You might be wondering how the case_when()
section of this code works. case_when()
is a very clever tidyverse
function which works like a series of if statements. It is used to create new variables, based on the values of other variables. In each case, it is saying ‘if that variable takes that value, give my the new variable this value’. The ‘if’ statement is expressed before a tilde, ~
, with the command (if the statement is true) following the tilde. Finally, TRUE ~ "none"
means ‘if none of these things are true, give the new variable the value “none”’. Find out more about case_when()
in its documentation.
11.1.2 group_by() and summarise
Further functions from dplyr – namely, group_by()
and summarise()
– work particularly well with the pipe and highlight its functionality. group_by()
groups a dataset by values of a certain variable, so that anything you then do to this dataset will be done separately for each group. summarise()
provides a summary of a dataset, in terms set by you. For example, we could group the over_estimators
data by party ID. Combining this with summarise, we could then get the average age, and average number of perceived immigrants, within each of these groups.
over_estimators_grpd <- over_estimators %>%
group_by(party_id) %>%
summarise(mean_age = mean(age),
mean_num_imm = mean(perceived_immigrants))
over_estimators_grpd
# A tibble: 7 × 3
party_id mean_age mean_num_imm
<chr> <dbl> <dbl>
1 bnp 38.4 47.4
2 con 54.3 37.0
3 green 49.6 37.7
4 lab 51.8 37.1
5 other 47.3 37.9
6 snp 46.9 35.3
7 ukip 53.2 30.5
This would be more complicated to do without the pipe, at least involving creating and storing a new object at each stage. At worst, the code could involve multiple nested functions, which could become very confusing, looking something like this:
over_estimators_grpd <- summarise(group_by(over_estimators, party_id), mean_age = mean(age), mean_num_imm = mean(perceived_immigrants))
over_estimators_grpd
# A tibble: 7 × 3
party_id mean_age mean_num_imm
<chr> <dbl> <dbl>
1 bnp 38.4 47.4
2 con 54.3 37.0
3 green 49.6 37.7
4 lab 51.8 37.1
5 other 47.3 37.9
6 snp 46.9 35.3
7 ukip 53.2 30.5
You can imagine how complex such code could become when layering up multiple, more complex pipes, as in the examples above. Nonetheless, the pipe does not allow you to do anything you could not otherwise do in R. There is no requirement for you to learn and use it. However, if you find it useful, it can certainly be a more intuitive and efficient way to write R code.
11.2 ggplot2
Throughout the seminars, we produce plots to visualise distributions of variables and certain relationships of interest. For the most part, we do this using the ggplot()
function from the ggplot2
package. This section is included for those who want to understand this better, as well as getting a broader insight into data visualisation. To really get to grips with ggplot2
, its online documentation is also extensive and very useful.

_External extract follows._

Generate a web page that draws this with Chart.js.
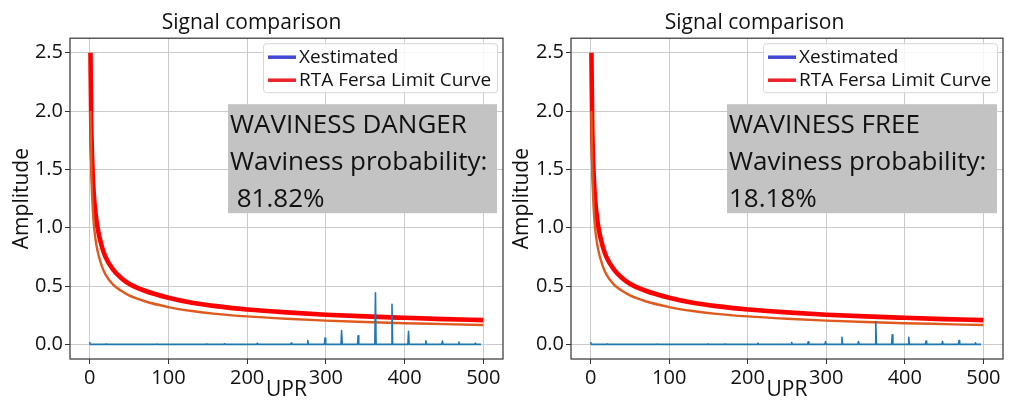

11.2.1 Univariate distributions
Sometimes, as you saw in the second seminar, plots are useful to visualise the distribution of a single variable across a dataset. The way in which we do this depends on the level of measurement of the variable.
11.2.1.1 Histograms
The most common way to visualise the distribution of a continuous variable is using histograms. For this example, we use data on Donald Trump’s tweets. It is in .rds
format, so we use readRDS()
to load it.
# read in the trump datafile
trump_twitter <- readRDS(url("https://github.com/QMUL-SPIR/Public_files/blob/master/datasets/trump_twitter.rds?raw=true"))
You will notice that the data table has 4 columns and 2476 rows. The variables are the text content of the tweet, when it was posted, how many times it was retweeted, and how many times it was favourited.
We could describe this data with simple descriptive statistics, by for example calculating the mean number of times Trump is retweeted, and the standard deviation of this estimate. We could also look at this distribution visually, in the form of a histogram. This can be done very easily in ggplot. Firstly, we can set up the bare bones of the plot.
gg_retweets <- ggplot(data = trump_twitter, # the dataset to work from
mapping = aes(x = retweet_count)) # the variables to use
The ggplot(trump, aes(x = retweet_count))
section means create a generic plot object (called gg_retweets
) from the trump
object using the retweet_count
column as the data for the x
axis. The data variables are required as ‘aesthetic parameters’ so the retweet_count
appears in the aes()
brackets. Putting variables within the aes()
function essentially allows characteristics of the plot to vary in accordance with these variables. In this case, it is the x axis that varies.
To create the histogram you need to add the relevant geom
:
`stat_bin()` using `bins = 30`. Pick better value with `binwidth`.
The height of each bar shows the count of the datapoints and the width of each bar is the value range of datapoints included. If you want the bars to be thinner (to represent a narrower range of values and capture some more of the variation in the distribution) you can adjust the binwidth. Binwidth controls the size of ‘bins’ that the data are split up into. Put simply, the bigger the bin (larger binwidth) the more data it can hold. Try:
You can replace the histogram with a smooth density curve. Think of the plotted curve as a summary of the underlying histogram.
11.2.1.2 Boxplots
Another common way to visualise distributions of continuous variables, which is sometimes also used for ordinal variables, is using boxplots. Boxplots visualise the median, interquartile range, and full range of a variable. The image below shows how to interpret a boxplot.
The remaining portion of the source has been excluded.